STATED GOAL
Count the lines in the data below where the string "React" occurs, please, and give the number alone.

AVAILABLE DATA

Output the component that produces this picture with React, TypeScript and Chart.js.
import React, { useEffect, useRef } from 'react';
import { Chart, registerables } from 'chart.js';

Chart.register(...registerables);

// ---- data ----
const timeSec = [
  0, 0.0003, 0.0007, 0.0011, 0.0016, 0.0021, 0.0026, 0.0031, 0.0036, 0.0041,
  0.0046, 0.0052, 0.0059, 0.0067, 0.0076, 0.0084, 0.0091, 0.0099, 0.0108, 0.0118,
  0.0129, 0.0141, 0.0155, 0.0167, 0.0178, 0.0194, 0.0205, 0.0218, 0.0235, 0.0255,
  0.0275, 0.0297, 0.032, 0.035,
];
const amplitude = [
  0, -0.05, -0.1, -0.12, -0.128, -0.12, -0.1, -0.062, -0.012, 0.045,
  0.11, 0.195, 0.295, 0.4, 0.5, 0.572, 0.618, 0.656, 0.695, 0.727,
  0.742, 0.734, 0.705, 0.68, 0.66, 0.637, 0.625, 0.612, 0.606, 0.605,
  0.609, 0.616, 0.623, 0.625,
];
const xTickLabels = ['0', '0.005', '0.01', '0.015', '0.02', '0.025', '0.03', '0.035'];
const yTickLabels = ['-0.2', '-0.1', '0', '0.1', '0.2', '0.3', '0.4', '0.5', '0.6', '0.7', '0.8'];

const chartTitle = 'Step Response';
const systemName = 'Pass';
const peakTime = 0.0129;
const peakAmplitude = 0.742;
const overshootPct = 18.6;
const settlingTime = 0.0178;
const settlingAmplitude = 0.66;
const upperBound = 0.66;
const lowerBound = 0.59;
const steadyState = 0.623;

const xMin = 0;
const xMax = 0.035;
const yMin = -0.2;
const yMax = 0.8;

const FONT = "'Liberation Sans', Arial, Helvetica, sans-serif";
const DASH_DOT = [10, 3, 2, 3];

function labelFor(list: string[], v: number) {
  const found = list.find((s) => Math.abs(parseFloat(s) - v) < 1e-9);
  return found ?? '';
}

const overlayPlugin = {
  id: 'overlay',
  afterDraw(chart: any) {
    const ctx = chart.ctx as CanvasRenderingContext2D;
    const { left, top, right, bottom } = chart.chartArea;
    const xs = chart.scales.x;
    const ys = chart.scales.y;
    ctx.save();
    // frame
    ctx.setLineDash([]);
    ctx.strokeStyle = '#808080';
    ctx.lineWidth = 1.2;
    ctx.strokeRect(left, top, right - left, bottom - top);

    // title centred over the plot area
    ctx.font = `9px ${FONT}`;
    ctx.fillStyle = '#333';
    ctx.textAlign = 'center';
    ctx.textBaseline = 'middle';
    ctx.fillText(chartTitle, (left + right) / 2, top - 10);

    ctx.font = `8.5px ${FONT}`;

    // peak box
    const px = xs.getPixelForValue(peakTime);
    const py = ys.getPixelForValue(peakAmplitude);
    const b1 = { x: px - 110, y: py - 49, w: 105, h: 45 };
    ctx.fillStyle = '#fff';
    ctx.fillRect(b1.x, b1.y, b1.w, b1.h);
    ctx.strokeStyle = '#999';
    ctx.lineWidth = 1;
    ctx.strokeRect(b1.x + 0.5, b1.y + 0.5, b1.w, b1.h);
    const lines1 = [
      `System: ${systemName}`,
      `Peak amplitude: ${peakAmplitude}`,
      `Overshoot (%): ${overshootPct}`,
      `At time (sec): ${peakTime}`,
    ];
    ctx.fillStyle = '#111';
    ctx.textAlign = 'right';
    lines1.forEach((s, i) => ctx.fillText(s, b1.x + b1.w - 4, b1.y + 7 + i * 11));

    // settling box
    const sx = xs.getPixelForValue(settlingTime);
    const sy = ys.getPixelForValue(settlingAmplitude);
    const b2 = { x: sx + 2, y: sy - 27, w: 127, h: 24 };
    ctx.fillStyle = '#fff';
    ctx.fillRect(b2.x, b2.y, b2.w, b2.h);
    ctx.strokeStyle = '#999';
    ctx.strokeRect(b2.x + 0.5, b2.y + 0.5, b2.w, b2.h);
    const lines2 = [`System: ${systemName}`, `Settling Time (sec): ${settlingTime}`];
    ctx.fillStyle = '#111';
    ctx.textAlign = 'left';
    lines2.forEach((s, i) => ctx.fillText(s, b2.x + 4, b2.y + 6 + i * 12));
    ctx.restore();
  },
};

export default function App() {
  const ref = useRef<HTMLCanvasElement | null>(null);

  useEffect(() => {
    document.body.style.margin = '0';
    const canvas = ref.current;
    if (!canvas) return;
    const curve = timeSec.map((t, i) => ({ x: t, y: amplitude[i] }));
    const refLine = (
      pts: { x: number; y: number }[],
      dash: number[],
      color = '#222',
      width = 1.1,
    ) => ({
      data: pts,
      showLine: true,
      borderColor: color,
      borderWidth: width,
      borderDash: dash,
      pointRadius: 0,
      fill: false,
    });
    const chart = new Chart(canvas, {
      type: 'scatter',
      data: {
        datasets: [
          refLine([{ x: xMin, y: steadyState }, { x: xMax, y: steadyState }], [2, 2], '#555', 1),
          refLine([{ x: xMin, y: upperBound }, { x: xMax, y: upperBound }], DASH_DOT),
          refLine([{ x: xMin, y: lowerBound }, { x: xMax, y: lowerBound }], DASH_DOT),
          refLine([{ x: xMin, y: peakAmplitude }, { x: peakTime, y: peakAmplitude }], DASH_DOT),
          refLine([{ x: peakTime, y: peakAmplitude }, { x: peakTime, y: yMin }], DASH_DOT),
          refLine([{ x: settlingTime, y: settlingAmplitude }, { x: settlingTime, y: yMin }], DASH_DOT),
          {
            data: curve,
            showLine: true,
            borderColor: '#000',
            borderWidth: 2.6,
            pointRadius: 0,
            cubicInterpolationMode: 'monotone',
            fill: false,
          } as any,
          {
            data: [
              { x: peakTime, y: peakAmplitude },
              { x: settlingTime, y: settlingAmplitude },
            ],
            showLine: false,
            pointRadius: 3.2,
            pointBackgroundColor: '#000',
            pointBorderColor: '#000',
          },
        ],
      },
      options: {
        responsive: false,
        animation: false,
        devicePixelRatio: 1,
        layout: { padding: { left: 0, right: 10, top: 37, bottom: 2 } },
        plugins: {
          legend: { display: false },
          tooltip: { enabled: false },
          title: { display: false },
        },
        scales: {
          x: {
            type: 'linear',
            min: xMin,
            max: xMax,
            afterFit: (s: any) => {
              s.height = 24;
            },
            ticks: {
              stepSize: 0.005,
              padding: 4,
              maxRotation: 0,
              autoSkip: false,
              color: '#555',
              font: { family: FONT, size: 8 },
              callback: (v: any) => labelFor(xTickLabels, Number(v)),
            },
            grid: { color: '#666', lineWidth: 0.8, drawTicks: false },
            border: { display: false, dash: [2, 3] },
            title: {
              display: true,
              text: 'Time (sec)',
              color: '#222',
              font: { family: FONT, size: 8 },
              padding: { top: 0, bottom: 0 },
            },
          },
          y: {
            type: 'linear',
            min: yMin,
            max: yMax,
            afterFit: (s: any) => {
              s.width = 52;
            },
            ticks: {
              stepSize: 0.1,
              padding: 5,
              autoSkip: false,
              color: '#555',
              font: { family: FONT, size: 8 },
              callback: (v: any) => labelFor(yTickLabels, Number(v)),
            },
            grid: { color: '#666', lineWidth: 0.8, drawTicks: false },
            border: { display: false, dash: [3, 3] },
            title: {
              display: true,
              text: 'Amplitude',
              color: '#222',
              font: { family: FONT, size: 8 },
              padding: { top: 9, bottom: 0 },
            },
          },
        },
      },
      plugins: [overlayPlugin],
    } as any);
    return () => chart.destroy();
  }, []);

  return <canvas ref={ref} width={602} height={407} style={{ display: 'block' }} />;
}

SOLUTION
2